▸ **What is required**
Copy the data exactly as it appears, and do not include any pictures.
* * * *
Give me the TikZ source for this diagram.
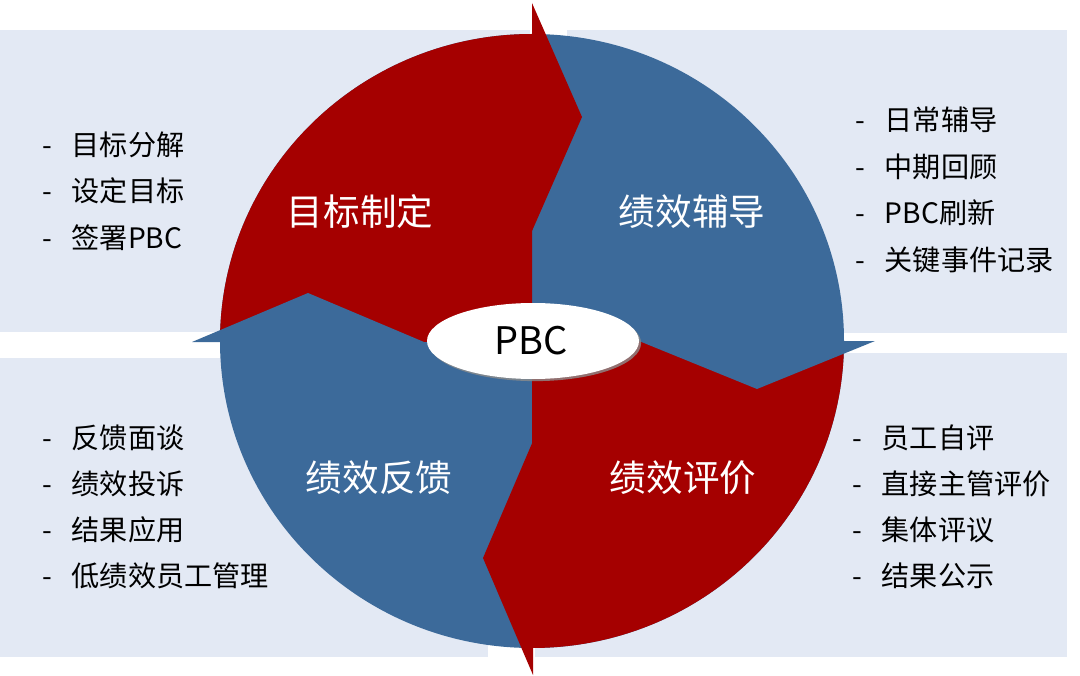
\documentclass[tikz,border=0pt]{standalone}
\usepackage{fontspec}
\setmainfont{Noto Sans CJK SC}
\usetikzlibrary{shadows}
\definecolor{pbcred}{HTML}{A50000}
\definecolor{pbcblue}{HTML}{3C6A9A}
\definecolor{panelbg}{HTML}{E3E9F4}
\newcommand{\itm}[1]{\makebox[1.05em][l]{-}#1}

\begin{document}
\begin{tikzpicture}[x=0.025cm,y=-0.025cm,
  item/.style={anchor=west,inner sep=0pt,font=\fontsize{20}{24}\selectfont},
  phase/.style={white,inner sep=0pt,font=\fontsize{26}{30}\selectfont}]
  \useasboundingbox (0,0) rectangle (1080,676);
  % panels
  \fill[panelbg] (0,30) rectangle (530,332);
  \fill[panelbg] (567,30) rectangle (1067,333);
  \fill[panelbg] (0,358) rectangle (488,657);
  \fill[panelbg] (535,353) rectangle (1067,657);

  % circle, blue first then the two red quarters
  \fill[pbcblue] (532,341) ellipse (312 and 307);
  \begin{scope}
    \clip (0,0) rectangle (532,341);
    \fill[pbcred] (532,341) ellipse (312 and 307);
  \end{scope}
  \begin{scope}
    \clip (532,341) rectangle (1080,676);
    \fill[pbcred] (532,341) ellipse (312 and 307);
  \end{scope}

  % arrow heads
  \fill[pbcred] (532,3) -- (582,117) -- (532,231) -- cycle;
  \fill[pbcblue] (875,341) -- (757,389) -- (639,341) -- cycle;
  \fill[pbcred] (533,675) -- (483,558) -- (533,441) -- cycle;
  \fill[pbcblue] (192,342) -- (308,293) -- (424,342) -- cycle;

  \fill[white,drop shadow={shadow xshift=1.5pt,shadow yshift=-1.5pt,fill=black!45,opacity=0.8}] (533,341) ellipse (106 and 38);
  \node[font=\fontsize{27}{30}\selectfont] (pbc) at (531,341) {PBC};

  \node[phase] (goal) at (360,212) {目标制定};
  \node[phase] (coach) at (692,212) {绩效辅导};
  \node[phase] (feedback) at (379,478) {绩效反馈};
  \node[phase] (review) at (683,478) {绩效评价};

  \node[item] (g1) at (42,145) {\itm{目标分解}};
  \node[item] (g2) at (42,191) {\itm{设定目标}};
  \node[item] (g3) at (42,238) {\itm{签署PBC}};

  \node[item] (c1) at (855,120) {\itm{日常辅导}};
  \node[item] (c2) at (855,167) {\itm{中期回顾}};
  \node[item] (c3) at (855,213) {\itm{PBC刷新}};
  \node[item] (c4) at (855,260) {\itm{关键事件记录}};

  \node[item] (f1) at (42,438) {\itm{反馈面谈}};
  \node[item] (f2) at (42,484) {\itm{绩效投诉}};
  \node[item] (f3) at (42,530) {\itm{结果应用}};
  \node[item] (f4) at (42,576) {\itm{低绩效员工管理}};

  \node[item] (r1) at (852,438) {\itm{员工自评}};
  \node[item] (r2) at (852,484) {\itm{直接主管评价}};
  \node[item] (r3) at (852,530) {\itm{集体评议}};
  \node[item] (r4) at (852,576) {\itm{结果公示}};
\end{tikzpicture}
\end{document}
* * * *
▸ **Reply**
Give me the TikZ source for this diagram.
\documentclass[tikz,border=0pt]{standalone}
\usepackage{fontspec}
\setmainfont{Noto Sans CJK SC}
\usetikzlibrary{shadows}
\definecolor{pbcred}{HTML}{A50000}
\definecolor{pbcblue}{HTML}{3C6A9A}
\definecolor{panelbg}{HTML}{E3E9F4}
\newcommand{\itm}[1]{\makebox[1.05em][l]{-}#1}

\begin{document}
\begin{tikzpicture}[x=0.025cm,y=-0.025cm,
  item/.style={anchor=west,inner sep=0pt,font=\fontsize{20}{24}\selectfont},
  phase/.style={white,inner sep=0pt,font=\fontsize{26}{30}\selectfont}]
  \useasboundingbox (0,0) rectangle (1080,676);
  % panels
  \fill[panelbg] (0,30) rectangle (530,332);
  \fill[panelbg] (567,30) rectangle (1067,333);
  \fill[panelbg] (0,358) rectangle (488,657);
  \fill[panelbg] (535,353) rectangle (1067,657);

  % circle, blue first then the two red quarters
  \fill[pbcblue] (532,341) ellipse (312 and 307);
  \begin{scope}
    \clip (0,0) rectangle (532,341);
    \fill[pbcred] (532,341) ellipse (312 and 307);
  \end{scope}
  \begin{scope}
    \clip (532,341) rectangle (1080,676);
    \fill[pbcred] (532,341) ellipse (312 and 307);
  \end{scope}

  % arrow heads
  \fill[pbcred] (532,3) -- (582,117) -- (532,231) -- cycle;
  \fill[pbcblue] (875,341) -- (757,389) -- (639,341) -- cycle;
  \fill[pbcred] (533,675) -- (483,558) -- (533,441) -- cycle;
  \fill[pbcblue] (192,342) -- (308,293) -- (424,342) -- cycle;

  \fill[white,drop shadow={shadow xshift=1.5pt,shadow yshift=-1.5pt,fill=black!45,opacity=0.8}] (533,341) ellipse (106 and 38);
  \node[font=\fontsize{27}{30}\selectfont] (pbc) at (531,341) {PBC};

  \node[phase] (goal) at (360,212) {目标制定};
  \node[phase] (coach) at (692,212) {绩效辅导};
  \node[phase] (feedback) at (379,478) {绩效反馈};
  \node[phase] (review) at (683,478) {绩效评价};

  \node[item] (g1) at (42,145) {\itm{目标分解}};
  \node[item] (g2) at (42,191) {\itm{设定目标}};
  \node[item] (g3) at (42,238) {\itm{签署PBC}};

  \node[item] (c1) at (855,120) {\itm{日常辅导}};
  \node[item] (c2) at (855,167) {\itm{中期回顾}};
  \node[item] (c3) at (855,213) {\itm{PBC刷新}};
  \node[item] (c4) at (855,260) {\itm{关键事件记录}};

  \node[item] (f1) at (42,438) {\itm{反馈面谈}};
  \node[item] (f2) at (42,484) {\itm{绩效投诉}};
  \node[item] (f3) at (42,530) {\itm{结果应用}};
  \node[item] (f4) at (42,576) {\itm{低绩效员工管理}};

  \node[item] (r1) at (852,438) {\itm{员工自评}};
  \node[item] (r2) at (852,484) {\itm{直接主管评价}};
  \node[item] (r3) at (852,530) {\itm{集体评议}};
  \node[item] (r4) at (852,576) {\itm{结果公示}};
\end{tikzpicture}
\end{document}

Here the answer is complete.